**What to produce**
Can you transcribe every line exactly and leave the pictures behind?

**Dataset content**
-*-

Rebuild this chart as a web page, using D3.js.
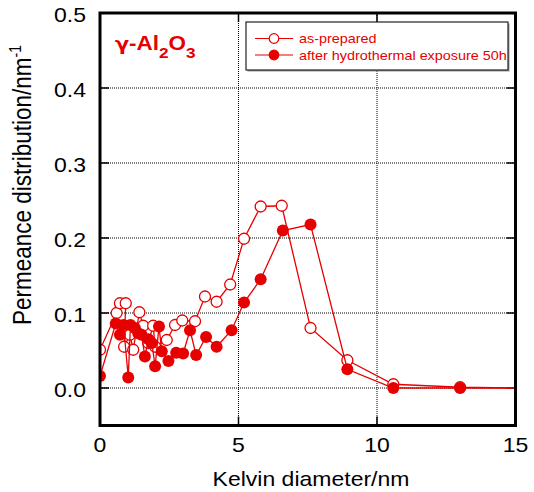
<!DOCTYPE html>
<html>
<head>
<meta charset="utf-8">
<script src="https://cdn.jsdelivr.net/npm/d3@7"></script>
<style>
  body { margin: 0; background: #fff; }
  text { font-family: "Liberation Sans", Arial, sans-serif; }
</style>
</head>
<body>
<div class="plot"></div>
<script>
// as-prepared (open circles)
const asPreparedX = [0, 0.6, 0.72, 0.93, 0.87, 1.08, 1.2, 1.42, 1.56, 1.74, 1.92, 1.99, 2.41, 2.71, 2.97, 3.43, 3.79, 4.21, 4.7, 5.2, 5.8, 6.56, 7.6, 8.93, 10.59, 13.0, 15.5];
const asPreparedY = [0.051, 0.100, 0.113, 0.113, 0.055, 0.071, 0.051, 0.101, 0.083, 0.060, 0.083, 0.055, 0.064, 0.084, 0.090, 0.089, 0.122, 0.115, 0.138, 0.199, 0.242, 0.243, 0.080, 0.037, 0.005, 0.001, 0.0];
// after hydrothermal exposure 50h (filled circles)
const exposedX = [0, 0.57, 0.72, 0.85, 1.02, 1.1, 1.26, 1.38, 1.5, 1.62, 1.75, 1.87, 1.99, 2.13, 2.23, 2.47, 2.75, 3.0, 3.25, 3.47, 3.83, 4.21, 4.75, 5.2, 5.8, 6.6, 7.6, 8.93, 10.59, 13.0, 15.5];
const exposedY = [0.016, 0.086, 0.071, 0.084, 0.014, 0.084, 0.080, 0.073, 0.071, 0.042, 0.065, 0.060, 0.029, 0.082, 0.049, 0.036, 0.047, 0.046, 0.077, 0.044, 0.068, 0.055, 0.077, 0.114, 0.145, 0.210, 0.218, 0.025, 0.0, 0.0, 0.0];

const xTicks = [0, 5, 10, 15];
const yTicks = [0.0, 0.1, 0.2, 0.3, 0.4, 0.5];
const seriesNames = ["as-prepared", "after hydrothermal exposure 50h"];

const red = "#e60000";
const stretch = 1.15; // the original picture is a bit wider than tall

const svg = d3.select(".plot")
    .append("svg")
        .attr("width", 534)
        .attr("height", 492);

const x = d3.scaleLinear().domain([0, 15]).range([100, 515.5]);
const y = d3.scaleLinear().domain([-0.05, 0.5]).range([425.5, 13]);
const [x0, x1] = x.range();
const [y0, y1] = y.range();

svg.append("defs").append("clipPath")
    .attr("id", "plotclip")
    .append("rect")
        .attr("x", x0).attr("y", y1)
        .attr("width", x1 - x0).attr("height", y0 - y1);

// dotted grid
svg.append("g").selectAll("line")
    .data(xTicks.filter(d => d > 0 && d < 15))
    .enter().append("line")
        .attr("x1", d => x(d)).attr("x2", d => x(d))
        .attr("y1", y1).attr("y2", y0)
        .attr("stroke", "#000").attr("stroke-width", 1)
        .attr("stroke-dasharray", "1,1");
svg.append("g").selectAll("line")
    .data(yTicks.filter(d => d < 0.5))
    .enter().append("line")
        .attr("x1", x0).attr("x2", x1)
        .attr("y1", d => y(d)).attr("y2", d => y(d))
        .attr("stroke", "#000").attr("stroke-width", 1)
        .attr("stroke-dasharray", "1,1");

// inward tick marks on all four sides
const tickLen = 9;
const ticks = svg.append("g").attr("stroke", "#000").attr("stroke-width", 1.5);
xTicks.filter(d => d > 0 && d < 15).forEach(d => {
    ticks.append("line").attr("x1", x(d)).attr("x2", x(d)).attr("y1", y0).attr("y2", y0 - tickLen);
    ticks.append("line").attr("x1", x(d)).attr("x2", x(d)).attr("y1", y1).attr("y2", y1 + tickLen);
});
yTicks.filter(d => d < 0.5).forEach(d => {
    ticks.append("line").attr("y1", y(d)).attr("y2", y(d)).attr("x1", x0).attr("x2", x0 + tickLen);
    ticks.append("line").attr("y1", y(d)).attr("y2", y(d)).attr("x1", x1).attr("x2", x1 - tickLen);
});

// tick labels
svg.append("g").selectAll("text")
    .data(yTicks)
    .enter().append("text")
        .attr("transform", d => `translate(86,${y(d) + 9}) scale(${stretch},1)`)
        .attr("text-anchor", "end")
        .style("font-size", "20px")
        .text(d => d.toFixed(1));
svg.append("g").selectAll("text")
    .data(xTicks)
    .enter().append("text")
        .attr("transform", d => `translate(${x(d)},452) scale(${stretch},1)`)
        .attr("text-anchor", "middle")
        .style("font-size", "20px")
        .text(d => d);

// axis titles
svg.append("text")
    .attr("transform", `translate(311,486) scale(${stretch},1)`)
    .attr("text-anchor", "middle")
    .style("font-size", "20px")
    .text("Kelvin diameter/nm");
const yTitle = svg.append("text")
    .attr("transform", `translate(31,185) scale(${stretch},1) rotate(-90)`)
    .attr("text-anchor", "middle")
    .style("font-size", "22.5px");
yTitle.append("tspan").text("Permeance distribution/nm");
yTitle.append("tspan").attr("dy", -9).style("font-size", "14px").text("-1");

// series
const line = d3.line().x(d => x(d[0])).y(d => y(d[1]));
const openPts = asPreparedX.map((d, i) => [d, asPreparedY[i]]);
const filledPts = exposedX.map((d, i) => [d, exposedY[i]]);
const data = svg.append("g").attr("clip-path", "url(#plotclip)");

data.append("path").datum(openPts)
    .attr("d", line).attr("fill", "none").attr("stroke", red).attr("stroke-width", 1.3);
data.append("g").selectAll("circle")
    .data(openPts.filter(d => d[0] <= 15))
    .enter().append("circle")
        .attr("cx", d => x(d[0])).attr("cy", d => y(d[1])).attr("r", 5.5)
        .attr("fill", "#fff").attr("stroke", red).attr("stroke-width", 1.3);

data.append("path").datum(filledPts)
    .attr("d", line).attr("fill", "none").attr("stroke", red).attr("stroke-width", 1.3);
data.append("g").selectAll("circle")
    .data(filledPts.filter(d => d[0] <= 15))
    .enter().append("circle")
        .attr("cx", d => x(d[0])).attr("cy", d => y(d[1])).attr("r", 6)
        .attr("fill", red);

// frame
svg.append("rect")
    .attr("x", x0).attr("y", y1)
    .attr("width", x1 - x0).attr("height", y0 - y1)
    .attr("fill", "none").attr("stroke", "#000").attr("stroke-width", 3);

// legend
const lg = svg.append("g").attr("transform", "translate(246,22)");
lg.append("rect").attr("x", 1.5).attr("y", 1.5).attr("width", 262).attr("height", 48).attr("fill", "#999");
lg.append("rect").attr("width", 262).attr("height", 48)
    .attr("fill", "#fff").attr("stroke", "#222").attr("stroke-width", 1.2);
seriesNames.forEach((name, i) => {
    const ly = 16.5 + i * 16.5;
    lg.append("line").attr("x1", 9).attr("x2", 47).attr("y1", ly).attr("y2", ly)
        .attr("stroke", red).attr("stroke-width", 1.2);
    lg.append("circle").attr("cx", 28).attr("cy", ly).attr("r", 4.8)
        .attr("fill", i === 0 ? "#fff" : red).attr("stroke", red).attr("stroke-width", 1.2);
    lg.append("text")
        .attr("transform", `translate(53,${ly + 4.5}) scale(${stretch},1)`)
        .style("font-size", "12.5px").attr("fill", red)
        .text(name);
});

// material label
const mat = svg.append("text")
    .attr("transform", `translate(115,50) scale(${stretch},1)`)
    .style("font-size", "19.5px").style("font-weight", "bold").attr("fill", red);
mat.append("tspan").style("font-family", "'DejaVu Sans', sans-serif").style("font-size", "18px").text("γ");
mat.append("tspan").text("-Al");
mat.append("tspan").attr("dy", 8).style("font-size", "15px").text("2");
mat.append("tspan").attr("dy", -8).text("O");
mat.append("tspan").attr("dy", 8).style("font-size", "15px").text("3");
</script>
</body>
</html>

-*-

**Solution for this exercise**
Rebuild this chart as a web page, using D3.js.
<!DOCTYPE html>
<html>
<head>
<meta charset="utf-8">
<script src="https://cdn.jsdelivr.net/npm/d3@7"></script>
<style>
  body { margin: 0; background: #fff; }
  text { font-family: "Liberation Sans", Arial, sans-serif; }
</style>
</head>
<body>
<div class="plot"></div>
<script>
// as-prepared (open circles)
const asPreparedX = [0, 0.6, 0.72, 0.93, 0.87, 1.08, 1.2, 1.42, 1.56, 1.74, 1.92, 1.99, 2.41, 2.71, 2.97, 3.43, 3.79, 4.21, 4.7, 5.2, 5.8, 6.56, 7.6, 8.93, 10.59, 13.0, 15.5];
const asPreparedY = [0.051, 0.100, 0.113, 0.113, 0.055, 0.071, 0.051, 0.101, 0.083, 0.060, 0.083, 0.055, 0.064, 0.084, 0.090, 0.089, 0.122, 0.115, 0.138, 0.199, 0.242, 0.243, 0.080, 0.037, 0.005, 0.001, 0.0];
// after hydrothermal exposure 50h (filled circles)
const exposedX = [0, 0.57, 0.72, 0.85, 1.02, 1.1, 1.26, 1.38, 1.5, 1.62, 1.75, 1.87, 1.99, 2.13, 2.23, 2.47, 2.75, 3.0, 3.25, 3.47, 3.83, 4.21, 4.75, 5.2, 5.8, 6.6, 7.6, 8.93, 10.59, 13.0, 15.5];
const exposedY = [0.016, 0.086, 0.071, 0.084, 0.014, 0.084, 0.080, 0.073, 0.071, 0.042, 0.065, 0.060, 0.029, 0.082, 0.049, 0.036, 0.047, 0.046, 0.077, 0.044, 0.068, 0.055, 0.077, 0.114, 0.145, 0.210, 0.218, 0.025, 0.0, 0.0, 0.0];

const xTicks = [0, 5, 10, 15];
const yTicks = [0.0, 0.1, 0.2, 0.3, 0.4, 0.5];
const seriesNames = ["as-prepared", "after hydrothermal exposure 50h"];

const red = "#e60000";
const stretch = 1.15; // the original picture is a bit wider than tall

const svg = d3.select(".plot")
    .append("svg")
        .attr("width", 534)
        .attr("height", 492);

const x = d3.scaleLinear().domain([0, 15]).range([100, 515.5]);
const y = d3.scaleLinear().domain([-0.05, 0.5]).range([425.5, 13]);
const [x0, x1] = x.range();
const [y0, y1] = y.range();

svg.append("defs").append("clipPath")
    .attr("id", "plotclip")
    .append("rect")
        .attr("x", x0).attr("y", y1)
        .attr("width", x1 - x0).attr("height", y0 - y1);

// dotted grid
svg.append("g").selectAll("line")
    .data(xTicks.filter(d => d > 0 && d < 15))
    .enter().append("line")
        .attr("x1", d => x(d)).attr("x2", d => x(d))
        .attr("y1", y1).attr("y2", y0)
        .attr("stroke", "#000").attr("stroke-width", 1)
        .attr("stroke-dasharray", "1,1");
svg.append("g").selectAll("line")
    .data(yTicks.filter(d => d < 0.5))
    .enter().append("line")
        .attr("x1", x0).attr("x2", x1)
        .attr("y1", d => y(d)).attr("y2", d => y(d))
        .attr("stroke", "#000").attr("stroke-width", 1)
        .attr("stroke-dasharray", "1,1");

// inward tick marks on all four sides
const tickLen = 9;
const ticks = svg.append("g").attr("stroke", "#000").attr("stroke-width", 1.5);
xTicks.filter(d => d > 0 && d < 15).forEach(d => {
    ticks.append("line").attr("x1", x(d)).attr("x2", x(d)).attr("y1", y0).attr("y2", y0 - tickLen);
    ticks.append("line").attr("x1", x(d)).attr("x2", x(d)).attr("y1", y1).attr("y2", y1 + tickLen);
});
yTicks.filter(d => d < 0.5).forEach(d => {
    ticks.append("line").attr("y1", y(d)).attr("y2", y(d)).attr("x1", x0).attr("x2", x0 + tickLen);
    ticks.append("line").attr("y1", y(d)).attr("y2", y(d)).attr("x1", x1).attr("x2", x1 - tickLen);
});

// tick labels
svg.append("g").selectAll("text")
    .data(yTicks)
    .enter().append("text")
        .attr("transform", d => `translate(86,${y(d) + 9}) scale(${stretch},1)`)
        .attr("text-anchor", "end")
        .style("font-size", "20px")
        .text(d => d.toFixed(1));
svg.append("g").selectAll("text")
    .data(xTicks)
    .enter().append("text")
        .attr("transform", d => `translate(${x(d)},452) scale(${stretch},1)`)
        .attr("text-anchor", "middle")
        .style("font-size", "20px")
        .text(d => d);

// axis titles
svg.append("text")
    .attr("transform", `translate(311,486) scale(${stretch},1)`)
    .attr("text-anchor", "middle")
    .style("font-size", "20px")
    .text("Kelvin diameter/nm");
const yTitle = svg.append("text")
    .attr("transform", `translate(31,185) scale(${stretch},1) rotate(-90)`)
    .attr("text-anchor", "middle")
    .style("font-size", "22.5px");
yTitle.append("tspan").text("Permeance distribution/nm");
yTitle.append("tspan").attr("dy", -9).style("font-size", "14px").text("-1");

// series
const line = d3.line().x(d => x(d[0])).y(d => y(d[1]));
const openPts = asPreparedX.map((d, i) => [d, asPreparedY[i]]);
const filledPts = exposedX.map((d, i) => [d, exposedY[i]]);
const data = svg.append("g").attr("clip-path", "url(#plotclip)");

data.append("path").datum(openPts)
    .attr("d", line).attr("fill", "none").attr("stroke", red).attr("stroke-width", 1.3);
data.append("g").selectAll("circle")
    .data(openPts.filter(d => d[0] <= 15))
    .enter().append("circle")
        .attr("cx", d => x(d[0])).attr("cy", d => y(d[1])).attr("r", 5.5)
        .attr("fill", "#fff").attr("stroke", red).attr("stroke-width", 1.3);

data.append("path").datum(filledPts)
    .attr("d", line).attr("fill", "none").attr("stroke", red).attr("stroke-width", 1.3);
data.append("g").selectAll("circle")
    .data(filledPts.filter(d => d[0] <= 15))
    .enter().append("circle")
        .attr("cx", d => x(d[0])).attr("cy", d => y(d[1])).attr("r", 6)
        .attr("fill", red);

// frame
svg.append("rect")
    .attr("x", x0).attr("y", y1)
    .attr("width", x1 - x0).attr("height", y0 - y1)
    .attr("fill", "none").attr("stroke", "#000").attr("stroke-width", 3);

// legend
const lg = svg.append("g").attr("transform", "translate(246,22)");
lg.append("rect").attr("x", 1.5).attr("y", 1.5).attr("width", 262).attr("height", 48).attr("fill", "#999");
lg.append("rect").attr("width", 262).attr("height", 48)
    .attr("fill", "#fff").attr("stroke", "#222").attr("stroke-width", 1.2);
seriesNames.forEach((name, i) => {
    const ly = 16.5 + i * 16.5;
    lg.append("line").attr("x1", 9).attr("x2", 47).attr("y1", ly).attr("y2", ly)
        .attr("stroke", red).attr("stroke-width", 1.2);
    lg.append("circle").attr("cx", 28).attr("cy", ly).attr("r", 4.8)
        .attr("fill", i === 0 ? "#fff" : red).attr("stroke", red).attr("stroke-width", 1.2);
    lg.append("text")
        .attr("transform", `translate(53,${ly + 4.5}) scale(${stretch},1)`)
        .style("font-size", "12.5px").attr("fill", red)
        .text(name);
});

// material label
const mat = svg.append("text")
    .attr("transform", `translate(115,50) scale(${stretch},1)`)
    .style("font-size", "19.5px").style("font-weight", "bold").attr("fill", red);
mat.append("tspan").style("font-family", "'DejaVu Sans', sans-serif").style("font-size", "18px").text("γ");
mat.append("tspan").text("-Al");
mat.append("tspan").attr("dy", 8).style("font-size", "15px").text("2");
mat.append("tspan").attr("dy", -8).text("O");
mat.append("tspan").attr("dy", 8).style("font-size", "15px").text("3");
</script>
</body>
</html>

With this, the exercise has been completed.